- Interactive map of Rathole

Overview
- Official name: 109 Street subway
- Location: 109 Street, under former Canadian National Railway yards between 104 Avenue and 105 Avenue, in Downtown Edmonton, Alberta, Canada
- Coordinates: 53°32′49″N 113°30′30″W﻿ / ﻿53.54694°N 113.50833°W

Operation
- Opened: October 19, 1928
- Closed: April 2000
- Operator: City of Edmonton
- Traffic: 27,000/day

Technical
- Design engineer: Jamies Construction Co. Ltd.
- Length: 168 m (551 ft)
- No. of lanes: 2
- Tunnel clearance: 3.3 m (10 ft 10 in)

= Rathole (Edmonton) =

Tunnel in Edmonton, Alberta, Canada

The Rathole, officially the 109 Street subway, was a two-lane tunnel constructed in 1927 on 109 Street in the northwest corner of Downtown, in Edmonton, Alberta, Canada. It traversed north–south under the former Canadian National (CN) railyards between 104 Avenue and 105 Avenue. It was 168 m in length, 3.3 m in height, and constructed to accommodate automobile, bicycle and pedestrian traffic.

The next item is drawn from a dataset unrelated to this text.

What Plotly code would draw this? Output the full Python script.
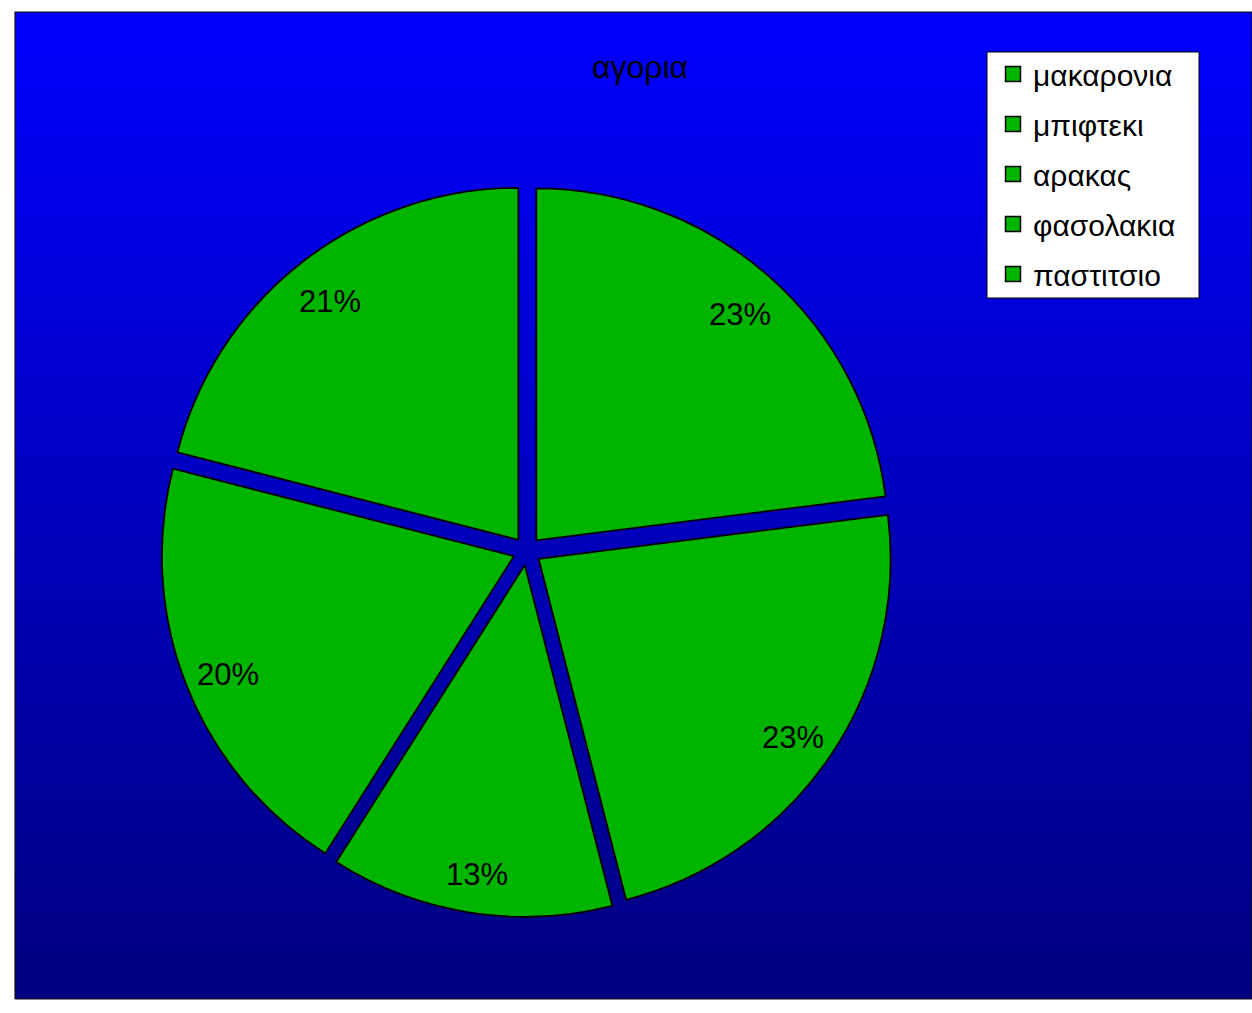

The City of Edmonton proposed the construction of a tunnel/underpass in 1926 to burrow under a span of 22 railway tracks in the old CN railyards. A call for tenders was put out in the following year, 1927, with seven parties bidding for the contract. Jamies Construction Co. Ltd. received the contract from city engineer A. W. Haddow to construct the tunnel.

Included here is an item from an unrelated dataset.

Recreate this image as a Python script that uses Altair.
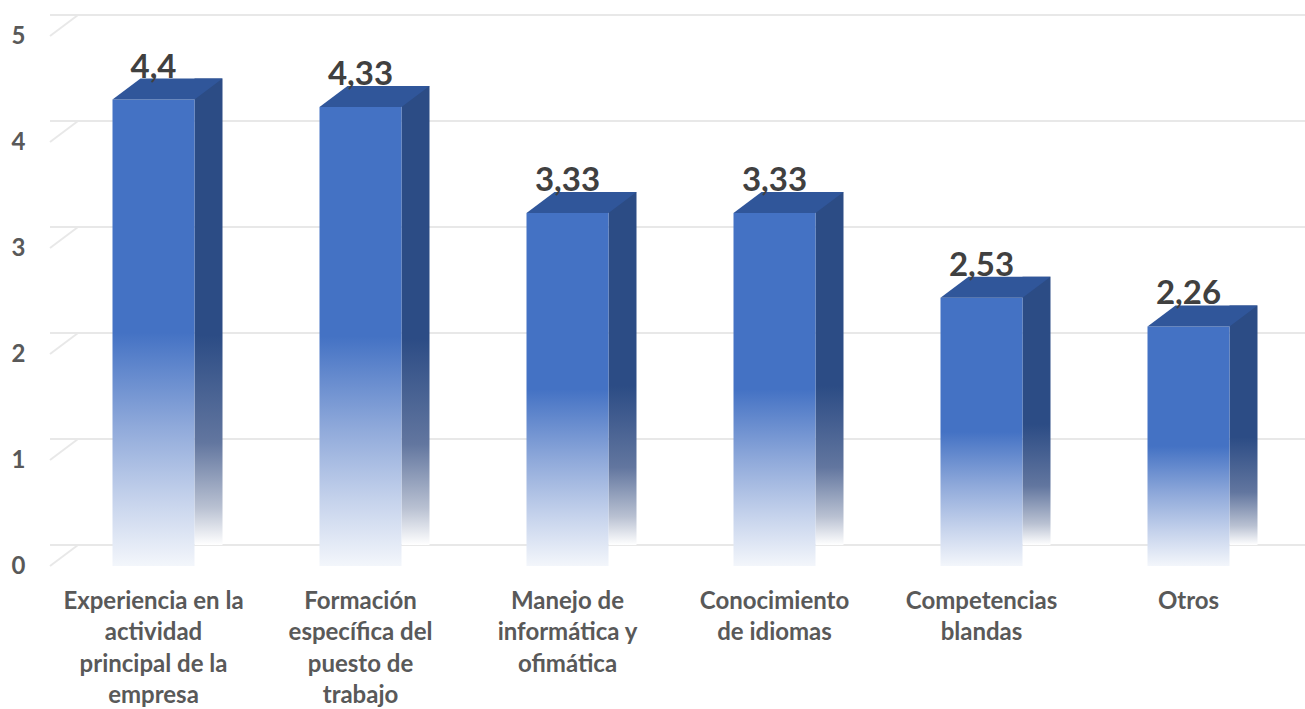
import altair as alt
import pandas as pd

# ---- data ----
categories = [
    "Experiencia en la\nactividad\nprincipal de la\nempresa",
    "Formación\nespecífica del\npuesto de\ntrabajo",
    "Manejo de\ninformática y\nofimática",
    "Conocimiento\nde idiomas",
    "Competencias\nblandas",
    "Otros",
]
values = [4.4, 4.33, 3.33, 3.33, 2.53, 2.26]
value_labels = ["4,4", "4,33", "3,33", "3,33", "2,53", "2,26"]
y_ticks = [0, 1, 2, 3, 4, 5]

df = pd.DataFrame({"categoria": categories, "valor": values, "etiqueta": value_labels})
ticks_df = pd.DataFrame({"tick": y_ticks})

# ---- style constants (3-D look) ----
BAR_W = 82      # front face width (px)
DX = 28         # depth offset to the right (px)
DY = 21         # depth offset upwards (px)
FONT = "Lato"

front_grad = alt.Gradient(
    gradient="linear", x1=0, y1=0, x2=0, y2=1,
    stops=[
        alt.GradientStop(color="#4472C4", offset=0),
        alt.GradientStop(color="#4472C4", offset=0.5),
        alt.GradientStop(color="#8fa9da", offset=0.7),
        alt.GradientStop(color="#c6d3ec", offset=0.86),
        alt.GradientStop(color="#f3f6fb", offset=1),
    ],
)
side_grad = alt.Gradient(
    gradient="linear", x1=0, y1=0, x2=0, y2=1,
    stops=[
        alt.GradientStop(color="#2C4C85", offset=0),
        alt.GradientStop(color="#2C4C85", offset=0.55),
        alt.GradientStop(color="#62769f", offset=0.78),
        alt.GradientStop(color="#b9c1d2", offset=0.92),
        alt.GradientStop(color="#ffffff", offset=1),
    ],
)

# top face parallelogram as custom symbol (scale = sqrt(size)/2 = 70 px)
S = 70.0
top_path = "M {a:.4f} 0 L {b:.4f} 0 L {c:.4f} {d:.4f} L {e:.4f} {d:.4f} Z".format(
    a=-BAR_W / 2 / S, b=BAR_W / 2 / S, c=(BAR_W / 2 + DX) / S, d=-DY / S, e=(-BAR_W / 2 + DX) / S
)

x_enc = alt.X(
    "categoria:N", sort=None,
    scale=alt.Scale(paddingInner=0, paddingOuter=0),
    axis=alt.Axis(
        title=None, labelAngle=0, domain=False, ticks=False, labelPadding=23,
        labelExpr="split(datum.label, '\\n')", labelLineHeight=31.5,
        labelBaseline="top", labelLimit=0, labelFontSize=24,
    ),
)
y_scale = alt.Scale(domain=[0, 5], nice=False)
y_axis = alt.Axis(title=None, values=y_ticks, grid=False, domain=False, ticks=False,
                  labelPadding=25, labelFontSize=24)

grid = alt.Chart(ticks_df).mark_rule(
    color="#e8e8e8", strokeWidth=2, xOffset=DX, x2Offset=DX, yOffset=-DY
).encode(y=alt.Y("tick:Q", scale=y_scale, axis=y_axis))

diag = alt.Chart(ticks_df).mark_rule(
    color="#e8e8e8", strokeWidth=2, y2Offset=-DY
).encode(
    y=alt.Y("tick:Q", scale=y_scale, axis=y_axis),
    y2="tick:Q",
    x=alt.value(0), x2=alt.value(DX),
)

base = alt.Chart(df).encode(x=x_enc, y=alt.Y("valor:Q", scale=y_scale, axis=y_axis))

side = base.mark_bar(
    width=DX, xOffset=BAR_W / 2 + DX / 2, yOffset=-DY, y2Offset=-DY, fill=side_grad
)
front = base.mark_bar(width=BAR_W, fill=front_grad)
top = base.mark_point(
    shape=top_path, size=(2 * S) ** 2, filled=True, fill="#30569A", opacity=1, strokeWidth=0
)
labels = base.mark_text(
    dy=-DY - 1, baseline="alphabetic", fontSize=33, fontWeight="bold", font=FONT, color="#404040"
).encode(text="etiqueta:N")

chart = alt.layer(grid, diag, side, front, top, labels).properties(
    width=1242, height=530,
    padding={"left": 50, "top": 36, "right": 13, "bottom": 143},
    autosize=alt.AutoSizeParams(type="none"),
    background="white",
).configure_view(stroke=None).configure_axis(
    labelFont=FONT, labelFontWeight="bold", labelColor="#595959"
)

chart.save("out.html", embed_options={"renderer": "svg", "actions": False})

The 109 Street subway was officially opened by then Mayor Ambrose Bury on October 19, 1928. An Edmonton alderman later coined the name Rathole for the tunnel.

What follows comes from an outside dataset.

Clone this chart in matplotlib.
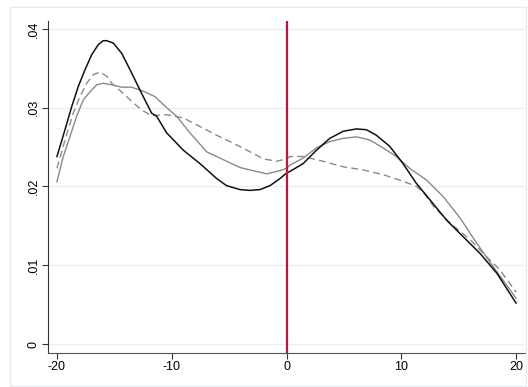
import numpy as np
import matplotlib
matplotlib.use("Agg")
import matplotlib.pyplot as plt
from matplotlib.patches import Rectangle

plt.rcParams["font.family"] = ["Liberation Sans", "DejaVu Sans"]

# black solid series
x_black = [-20, -19.3, -18.72, -18.14, -17.56, -16.98, -16.4, -15.97, -15.67, -15.09, -14.36,
           -13.49, -12.62, -11.75, -11.31, -10.44, -8.99, -7.54, -6.08, -5.22, -4.05, -3.18,
           -2.31, -1.44, -0.57, 0, 0.29, 1.45, 2.61, 3.77, 4.93, 6.09, 6.96, 7.83,
           8.99, 10.15, 11.31, 12.5, 13.96, 15.41, 16.86, 18.32, 20]
y_black = [0.0238, 0.0272, 0.0301, 0.0327, 0.0348, 0.0367, 0.0380, 0.0385, 0.0385, 0.0382, 0.0369,
           0.0344, 0.0318, 0.0293, 0.0289, 0.0268, 0.0246, 0.0229, 0.0210, 0.0201, 0.0196, 0.0195,
           0.0196, 0.0201, 0.0210, 0.0217, 0.0219, 0.0229, 0.0246, 0.0261, 0.0270, 0.0273, 0.0272, 0.0265,
           0.0251, 0.0229, 0.0204, 0.0183, 0.0157, 0.0136, 0.0115, 0.0090, 0.0052]

# gray solid series
x_gray = [-20, -19.45, -18.87, -18.29, -17.7, -17.12, -16.54, -15.97, -15.23, -14.36,
          -13.49, -12.33, -11.46, -10.74, -9.57, -8.41, -6.96, -5.51, -4.05, -2.6, -1.73,
          -0.57, 0, 0.29, 1.45, 2.61, 3.77, 4.93, 6.09, 7.25, 8.41, 9.57, 10.73, 12.21,
          13.66, 15.12, 16.57, 18.02, 19.47, 20]
y_gray = [0.0206, 0.0238, 0.0263, 0.0289, 0.0310, 0.0320, 0.0329, 0.0331, 0.0329, 0.0326,
          0.0326, 0.0320, 0.0314, 0.0304, 0.0289, 0.0268, 0.0244, 0.0234, 0.0224, 0.0219, 0.0216,
          0.0220, 0.0223, 0.0227, 0.0236, 0.0249, 0.0257, 0.0261, 0.0263, 0.0259, 0.0249, 0.0238,
          0.0223, 0.0208, 0.0187, 0.0160, 0.0128, 0.0098, 0.0069, 0.0058]

# gray dashed series
x_dash = [-20, -19.3, -18.58, -18.0, -17.41, -16.84, -16.25, -15.67, -15.23, -14.36,
          -13.49, -12.62, -11.75, -10.44, -8.99, -7.54, -6.08, -4.64, -3.18, -2.02, -0.86,
          0, 0.29, 1.45, 3.19, 4.93, 6.67, 8.41, 9.89, 11.34, 12.0, 12.85, 14.3, 16.04,
          17.15, 18.6, 20]
y_dash = [0.0223, 0.0259, 0.0293, 0.0314, 0.0331, 0.0342, 0.0345, 0.0340, 0.0331, 0.0320,
          0.0308, 0.0297, 0.0290, 0.0291, 0.0287, 0.0276, 0.0265, 0.0255, 0.0244, 0.0235, 0.0232,
          0.0235, 0.0238, 0.0238, 0.0232, 0.0225, 0.0221, 0.0215, 0.0208, 0.0200, 0.0191, 0.0174, 0.0153, 0.0132,
          0.0115, 0.0094, 0.0066]

cutoff = 0
xticks = [-20, -10, 0, 10, 20]
yticks = [0, 0.01, 0.02, 0.03, 0.04]
ytick_labels = ["0", ".01", ".02", ".03", ".04"]

fig = plt.figure(figsize=(5.28, 3.87), dpi=100)
fig.patches.append(Rectangle((10 / 528, 0.002), 516 / 528, 1 - 7 / 387 - 0.002,
                             transform=fig.transFigure, fill=False,
                             edgecolor="#e6eced", linewidth=1))
ax = fig.add_axes([48 / 528, 1 - 353 / 387, (525 - 48) / 528, (353 - 21) / 387])

ax.plot(x_dash, y_dash, color="#8a8a8a", lw=1.0, ls=(0, (5, 3)))
ax.plot(x_gray, y_gray, color="#8a8a8a", lw=1.0)
ax.plot(x_black, y_black, color="#111111", lw=1.1)
ax.axvline(cutoff, color="#c8103e", lw=1.6)

ax.set_xlim(-20.78, 20.78)
ax.set_ylim(-0.00114, 0.041)
ax.set_xticks(xticks)
ax.set_xticklabels([str(t) for t in xticks], fontsize=9)
ax.set_yticks(yticks)
ax.set_yticklabels(ytick_labels, fontsize=9, rotation=90, va="center")
ax.grid(axis="y", color="#e8f0f1", lw=1)
ax.set_axisbelow(True)
for s in ["top", "right"]:
    ax.spines[s].set_visible(False)
ax.spines["left"].set_color("#333333")
ax.spines["bottom"].set_color("#555555")
ax.tick_params(length=4, width=0.8, color="#333333", pad=2)

fig.savefig("out.png", dpi=100)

In 1957, a transportation study recommended the construction of a parallel subway to improve the traffic flow. However, in lieu of this recommendation, in 1960 the city constructed an overpass over the CN rail tracks further to the east along 105 Street.

The tunnel was susceptible to seasonal flooding, and proved hazardous because of its low clearance and visibility upon entrance and exit. There were also safety issues concerning pedestrian usage of the tunnel.

The tunnel remained opened for 73 years, during which, as many as 27,000 cars passed through daily.

With the railway yard now removed, the city tendered the project for the demolition of the tunnel and conversion of the area into a divided arterial road in 2000. Standard General Inc. was awarded prime contractor for the project.

The project began in April 2000, at which time, there were concerns of inconvenience during the scheduled four months for the project. City transportation engineers managed to complete the project three weeks ahead of schedule without compromising safety, environmental, and budgetary concerns. This was accomplished by beginning demolition of the tunnel from the north end instead of taking the entire tunnel out at once. Concrete removed from the tunnel was recycled and used in the fill.

On July 4, 2000, 109 Street reopened as a six-lane divided arterial road running between 104 Avenue and 105 Avenue.

In 2002, the project was awarded the American Public Works Association Project of the Year Award, the first time the award was won by a Canadian firm of consulting engineers.